Objective: Only the lines from the start of the data through the line with "(0,0) rectangle (1239,1577);" belong in the copy. Restate them word for word, minus the pictures.

Information shown:
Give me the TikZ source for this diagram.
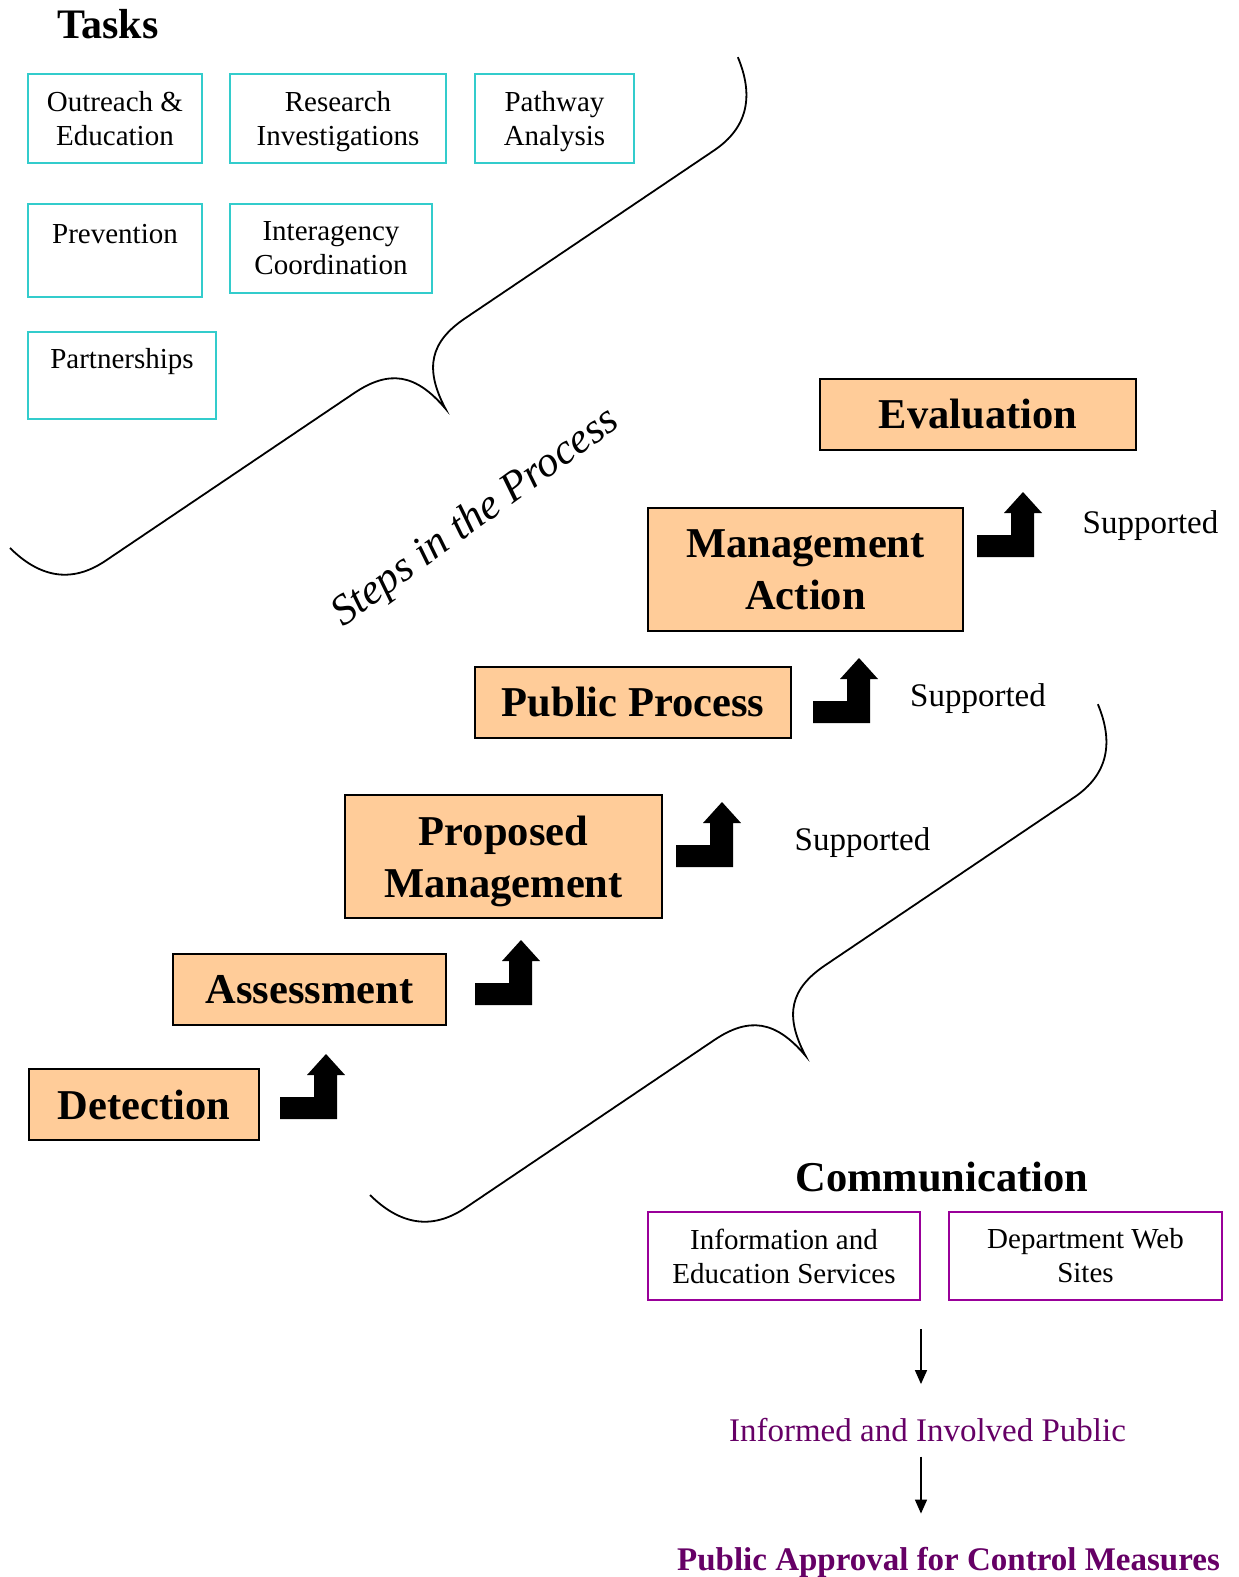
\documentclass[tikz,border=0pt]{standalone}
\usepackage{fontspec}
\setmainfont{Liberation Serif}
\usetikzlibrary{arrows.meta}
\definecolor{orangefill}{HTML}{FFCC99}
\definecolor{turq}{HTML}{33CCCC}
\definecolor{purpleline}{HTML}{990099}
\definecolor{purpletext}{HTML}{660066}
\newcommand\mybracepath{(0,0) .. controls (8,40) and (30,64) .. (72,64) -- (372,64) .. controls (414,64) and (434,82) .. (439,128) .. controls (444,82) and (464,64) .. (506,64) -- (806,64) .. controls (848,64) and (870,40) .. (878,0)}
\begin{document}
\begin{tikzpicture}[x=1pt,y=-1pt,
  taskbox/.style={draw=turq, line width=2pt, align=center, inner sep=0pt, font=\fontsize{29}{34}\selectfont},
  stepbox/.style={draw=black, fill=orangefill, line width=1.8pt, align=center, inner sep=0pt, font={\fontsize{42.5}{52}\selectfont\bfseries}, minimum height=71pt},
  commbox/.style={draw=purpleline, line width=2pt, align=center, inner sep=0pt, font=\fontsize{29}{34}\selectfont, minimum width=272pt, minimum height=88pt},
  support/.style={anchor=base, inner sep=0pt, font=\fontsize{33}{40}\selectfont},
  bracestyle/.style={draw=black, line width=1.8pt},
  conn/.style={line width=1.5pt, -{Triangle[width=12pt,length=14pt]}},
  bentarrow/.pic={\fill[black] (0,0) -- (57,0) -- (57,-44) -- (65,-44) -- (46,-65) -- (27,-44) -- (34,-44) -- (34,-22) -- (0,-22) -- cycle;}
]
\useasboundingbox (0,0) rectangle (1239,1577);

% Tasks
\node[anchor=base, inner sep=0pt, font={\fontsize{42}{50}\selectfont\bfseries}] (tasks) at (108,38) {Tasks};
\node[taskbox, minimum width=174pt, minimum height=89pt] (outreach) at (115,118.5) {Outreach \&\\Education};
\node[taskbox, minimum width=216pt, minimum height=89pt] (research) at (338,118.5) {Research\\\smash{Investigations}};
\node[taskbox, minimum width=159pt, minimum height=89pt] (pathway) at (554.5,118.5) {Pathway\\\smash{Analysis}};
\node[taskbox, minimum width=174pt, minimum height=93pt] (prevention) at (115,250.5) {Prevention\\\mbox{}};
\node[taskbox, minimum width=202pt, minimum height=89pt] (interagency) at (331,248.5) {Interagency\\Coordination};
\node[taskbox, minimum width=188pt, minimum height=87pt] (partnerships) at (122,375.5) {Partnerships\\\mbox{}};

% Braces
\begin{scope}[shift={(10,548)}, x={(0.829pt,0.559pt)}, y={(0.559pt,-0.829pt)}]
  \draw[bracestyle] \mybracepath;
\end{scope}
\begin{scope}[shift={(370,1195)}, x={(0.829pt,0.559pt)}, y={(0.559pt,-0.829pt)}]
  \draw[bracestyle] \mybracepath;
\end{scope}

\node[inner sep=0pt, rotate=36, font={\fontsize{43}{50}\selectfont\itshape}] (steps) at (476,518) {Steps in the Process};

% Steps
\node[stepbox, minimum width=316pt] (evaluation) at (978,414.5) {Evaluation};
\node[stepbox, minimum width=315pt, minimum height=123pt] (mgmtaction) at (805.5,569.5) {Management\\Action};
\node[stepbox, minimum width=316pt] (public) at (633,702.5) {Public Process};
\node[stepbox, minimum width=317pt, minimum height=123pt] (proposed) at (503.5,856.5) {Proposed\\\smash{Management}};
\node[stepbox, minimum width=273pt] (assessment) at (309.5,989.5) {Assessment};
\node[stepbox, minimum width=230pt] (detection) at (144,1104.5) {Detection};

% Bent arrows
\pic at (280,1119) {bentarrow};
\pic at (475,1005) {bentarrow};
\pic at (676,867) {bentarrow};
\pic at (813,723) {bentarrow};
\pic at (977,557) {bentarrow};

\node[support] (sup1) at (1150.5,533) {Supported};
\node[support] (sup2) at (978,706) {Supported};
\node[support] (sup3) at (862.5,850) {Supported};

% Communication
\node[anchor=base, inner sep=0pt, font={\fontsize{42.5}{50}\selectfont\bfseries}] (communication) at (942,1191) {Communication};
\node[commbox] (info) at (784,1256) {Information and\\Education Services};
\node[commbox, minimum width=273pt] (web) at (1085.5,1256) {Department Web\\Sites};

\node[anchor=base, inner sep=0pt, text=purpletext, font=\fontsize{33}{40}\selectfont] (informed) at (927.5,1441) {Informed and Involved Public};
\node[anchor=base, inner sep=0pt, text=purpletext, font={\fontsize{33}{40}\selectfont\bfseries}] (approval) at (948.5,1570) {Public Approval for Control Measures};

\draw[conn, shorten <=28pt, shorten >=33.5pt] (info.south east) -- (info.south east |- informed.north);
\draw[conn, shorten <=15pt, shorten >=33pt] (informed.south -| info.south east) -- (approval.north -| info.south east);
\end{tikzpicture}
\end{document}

Worked answer:
Give me the TikZ source for this diagram.
\documentclass[tikz,border=0pt]{standalone}
\usepackage{fontspec}
\setmainfont{Liberation Serif}
\usetikzlibrary{arrows.meta}
\definecolor{orangefill}{HTML}{FFCC99}
\definecolor{turq}{HTML}{33CCCC}
\definecolor{purpleline}{HTML}{990099}
\definecolor{purpletext}{HTML}{660066}
\newcommand\mybracepath{(0,0) .. controls (8,40) and (30,64) .. (72,64) -- (372,64) .. controls (414,64) and (434,82) .. (439,128) .. controls (444,82) and (464,64) .. (506,64) -- (806,64) .. controls (848,64) and (870,40) .. (878,0)}
\begin{document}
\begin{tikzpicture}[x=1pt,y=-1pt,
  taskbox/.style={draw=turq, line width=2pt, align=center, inner sep=0pt, font=\fontsize{29}{34}\selectfont},
  stepbox/.style={draw=black, fill=orangefill, line width=1.8pt, align=center, inner sep=0pt, font={\fontsize{42.5}{52}\selectfont\bfseries}, minimum height=71pt},
  commbox/.style={draw=purpleline, line width=2pt, align=center, inner sep=0pt, font=\fontsize{29}{34}\selectfont, minimum width=272pt, minimum height=88pt},
  support/.style={anchor=base, inner sep=0pt, font=\fontsize{33}{40}\selectfont},
  bracestyle/.style={draw=black, line width=1.8pt},
  conn/.style={line width=1.5pt, -{Triangle[width=12pt,length=14pt]}},
  bentarrow/.pic={\fill[black] (0,0) -- (57,0) -- (57,-44) -- (65,-44) -- (46,-65) -- (27,-44) -- (34,-44) -- (34,-22) -- (0,-22) -- cycle;}
]
\useasboundingbox (0,0) rectangle (1239,1577);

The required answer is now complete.